В июле (близкое будущее уже отбрасывало густую тень) произнёс перед нами, своими прихожанами, пророческое: «Жизнь – это миг. Мы можем выйти отсюда и все умереть. В наше время это вполне возможно. Что понесём в вечность?..»
И снова, в тысяча первый раз: «Богу нужно одно: ходи перед ним и будь непорочным…»
Среди долины ровныя
был храм и рядом– дом.
Молитва чудотворная
струилась в храме том.
И, пролетая в облаке,
посланец высших сил
черты их видел в облике
того, кто здесь служил...
А в доме, в нищей тесноте,
все книги, словари.
Здесь разворачивались те
пространства, что внутри—
внутри у каждого из нас.
Да будь ты мал и прост,
первотолчок хозяин даст —
и дух пускался в рост…
В ночь погружались дом и храм,
и делалось темно.
Но огонёчки тут и там
мелькали всё равно.
И не решался враг достать
тот огнь, ту мощь, ту крепь,
и не могла земля всосать
священный этот Кремль…
Однажды я пришла сюда,
отбросив дребедень,
в неделю Страшного суда,
в пустой воскресный день.
Мой духовник трубил, как в рог,
глядел, как Божий зрак:
– Мы думаем, что Суд далёк,
а он уж при дверях...
…Стряслась беда народная.
Суд есть, да нет истца.
Одна долина ровная
без края и конца.
Когда он лежал неподвижно в своей церкви под невысоким голубым куполом с писанными маслом четырьмя ключевыми сценами из Евангелия (Рождество, Сретение, Крещение, Голгофа), с четырьмя шестикрылыми серафимами промеж них, – слушая службу, подымешь иногда очи горе и удивишься, как божественно красиво, не по–земному компактно сложены у них крылья, – когда он лежал, как мёртвый, ибо и был мёртвым, в Сретенском храме, никогда не видевшем его в покое, а тем более в оцепенении, одна местная прихожанка сказала, сокрушаясь: «Как же наша любовь дала такую брешь, что его смогли убить?»
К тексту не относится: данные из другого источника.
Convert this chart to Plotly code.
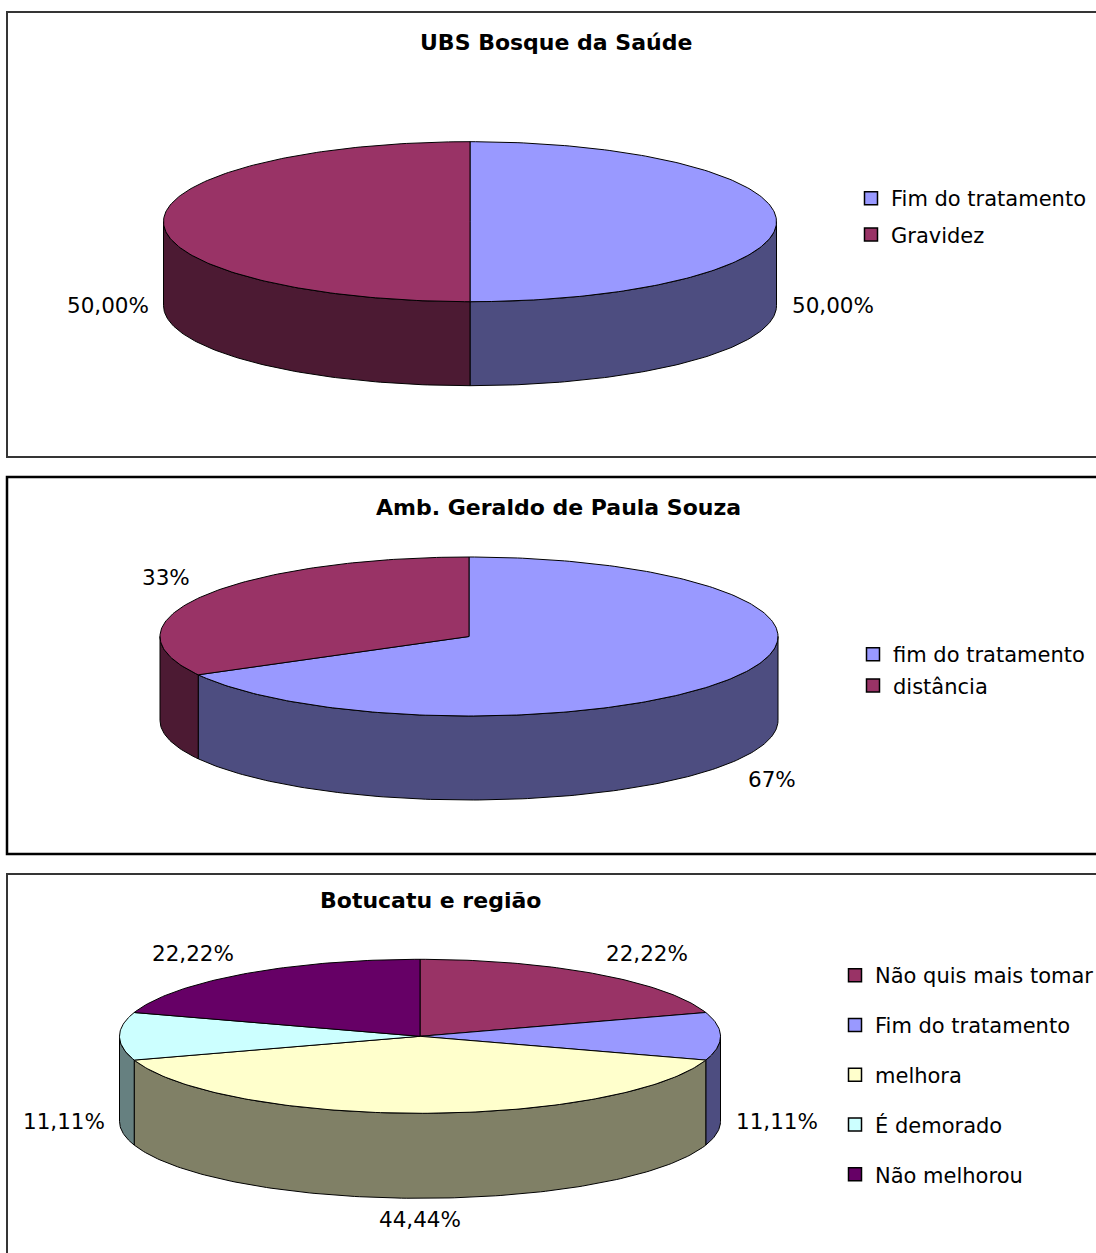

Вопрос с точки зрения неверующего бессмысленный, на самом же деле полный таинственной глубины. Любовь, если она не плод горячки, – самое осязаемое чувство на свете. Она – ограда, Божий тын, Божия оборона, воздвигаемая любящим для безопасности любимого. «Да хранит тебя любовь моя!» – это не поэтический образ. Это реальность мира невидимого.
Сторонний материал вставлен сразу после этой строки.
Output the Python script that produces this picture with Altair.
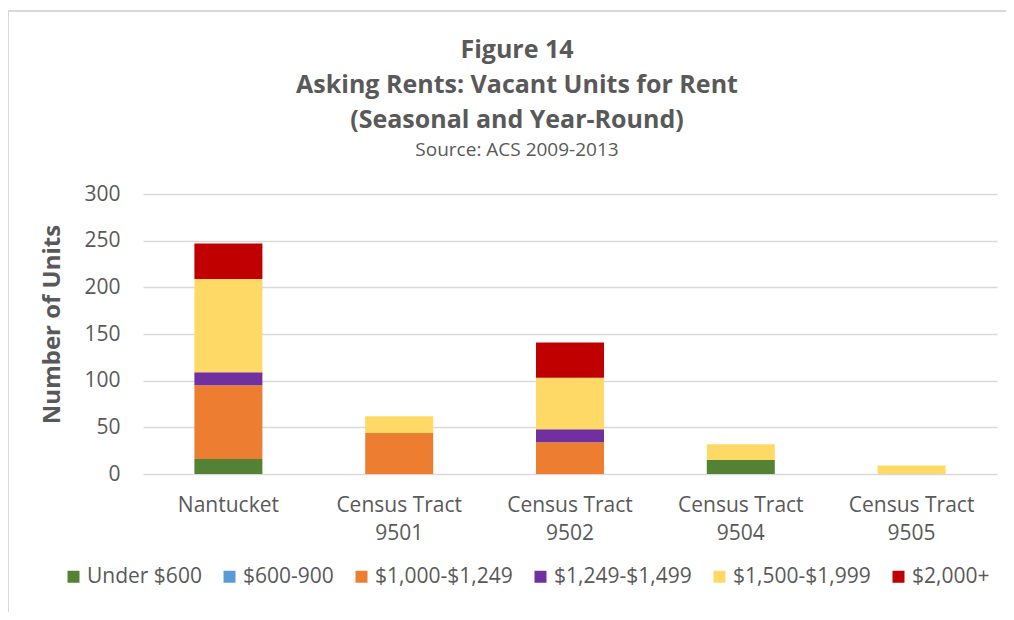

Прихожанка была права в своём горестном недоумении. Все мы теперь себя спрашиваем: «Как же наша любовь дала такую брешь, что его смогли убить?»
Господи, я ничего не умею, кроме как писать. Причём с годами не умею всё больше и больше.
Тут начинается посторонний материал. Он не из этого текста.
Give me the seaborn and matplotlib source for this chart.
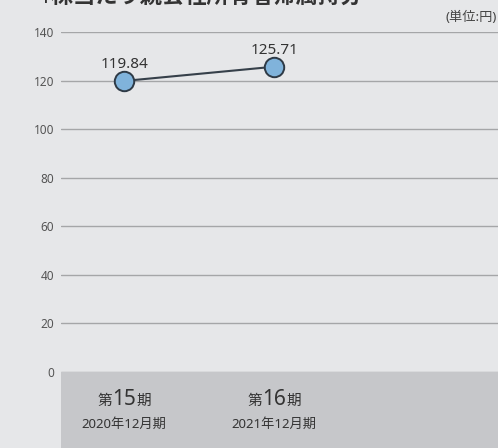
import matplotlib
matplotlib.use("Agg")
import matplotlib.pyplot as plt
import seaborn as sns
import pandas as pd
from matplotlib.patches import Rectangle

periods = ["第15期", "第16期"]
period_nums = ["15", "16"]
fiscal = ["2020年12月期", "2021年12月期"]
values = [119.84, 125.71]
yticks = [0, 20, 40, 60, 80, 100, 120, 140]

sns.set_style("white")
plt.rcParams["font.family"] = ["Noto Sans", "Noto Sans CJK JP", "DejaVu Sans"]

bg = "#e6e7e9"
band = "#c6c7ca"
txt = "#333333"

fig = plt.figure(figsize=(4.98, 4.48), dpi=100, facecolor=bg)
ax = fig.add_axes([61 / 498, 76 / 448, 1 - 61 / 498, 340 / 448])
ax.set_facecolor(bg)

df = pd.DataFrame({"x": range(len(values)), "v": values})

# bottom band behind the category labels
fig.patches.append(Rectangle((61 / 498, 0), 1, 76 / 448, transform=fig.transFigure,
                             facecolor=band, edgecolor="none", zorder=0))

for t in yticks:
    ax.axhline(t, color="#a5a6a8", lw=1, zorder=1)

sns.lineplot(data=df, x="x", y="v", ax=ax, color="#36404a", lw=1.5, zorder=3,
             marker="o", markersize=14, markerfacecolor="#80b3db",
             markeredgecolor="#2e3a46", markeredgewidth=1.4)

for i, v in enumerate(values):
    ax.annotate(f"{v:.2f}", (i, v), xytext=(0, 6.5), textcoords="offset points",
                ha="center", va="bottom", fontsize=11, color=txt)

ax.set_xlim(-0.42, 2.49)
ax.set_ylim(0, 140)
ax.set_yticks(yticks)
ax.set_yticklabels([str(t) for t in yticks], fontsize=8.5, color="#555555")
ax.tick_params(axis="y", length=0, pad=5)
ax.set_xticks([])
ax.set_xlabel("")
ax.set_ylabel("")
for s in ax.spines.values():
    s.set_visible(False)

# category labels in the band: "第" + big number + "期"
fig.canvas.draw()
r = fig.canvas.get_renderer()
W, H = fig.bbox.width, fig.bbox.height
for i in range(len(periods)):
    xp = ax.transData.transform((i, 0))[0]
    t1 = fig.text(xp / W, 1 - 405 / 448, period_nums[i], ha="center", va="baseline",
                  fontsize=15, color=txt, fontweight="light")
    bb = t1.get_window_extent(r)
    fig.text(bb.x0 / W, 1 - 405 / 448, periods[i][0], ha="right", va="baseline",
             fontsize=10.5, color=txt, family="Noto Sans CJK JP")
    fig.text(bb.x1 / W, 1 - 405 / 448, periods[i][-1], ha="left", va="baseline",
             fontsize=10.5, color=txt, family="Noto Sans CJK JP")
    fig.text(xp / W, 1 - 424 / 448, fiscal[i], ha="center", va="center",
             fontsize=9.5, color=txt)

fig.text(497 / 498, 1 - 17 / 448, "(単位:円)", ha="right", va="center",
         fontsize=9.5, color="#444444")
fig.text(38 / 498, 1 - 4 / 448, "1株当たり親会社所有者帰属持分", ha="left", va="baseline",
         fontsize=16, fontweight="bold", color=txt)

fig.savefig("out.png", dpi=100, facecolor=bg)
Отец боролся с нашим суеверием, столь противоположным вере, не спускал никому за кошачье пристрастие к «чёрному ходу».
Но, когда на третий день после убийства я выглянула в окно, белоснежный промельк на фоне ещё зелёной сентябрьской листвы заставил меня вздрогнуть и вглядеться. Прямо перед моим окном на втором этаже, поперёк ветки, застряло перо голубя, так похожее на гусиное. «Пиши!» – сказало оно.
Необычными показались мне две вещи. Что невидимая птица обронила перо у меня на глазах. И что оно, вонзившись в листву, осталось так надолго. На двое суток.
Не могу избавиться от мысли, что это был мне знак. «Пиши!», делай то, что не умеешь делать меньше, чем все остальное.
А чудеса продолжаются.
– Вам была протянута рука! – сказал он десять лет назад, когда мы в который уже раз анализировали «мой случай».
… Через несколько дней после похорон я пришла в издательство, где готовится к выпуску моя новая книга. В основном из стихов той поры и на тех «парах». Молодой художник, знать меня не знавший, в глаза не видевший, изобразил на обложке два поля: земное и небесное. Сверху спускалась рука, слегка касаясь простёртой навстречу ей неуверенной ладони.
Иногда в обшарпанных коридорах или на мусорных улицах эпохи Перестройки я встречаю людей не близких, но так или иначе причастных к «моей истории». Каждый второй спрашивает, не жалею ли я, что тогда не уехала. Не завидую ли тем своим коллегам, что процветают на Западе и сюда приезжают героями, мелькнут – и нет их. Кое‑кто выражает сожаление, что удерживал меня. «А как живётся за границей моему мужу?» – слышала и такой вопрос.
Муж никуда не уезжал. Работает в кино. Сделал несколько серьёзных документальных фильмов. Выпустил автобиографическую книгу.
Я ни о чём не жалею. А завидую только себе прежней, сподобившейся видеть и слышать вещи, ценнее которых нет ничего на свете.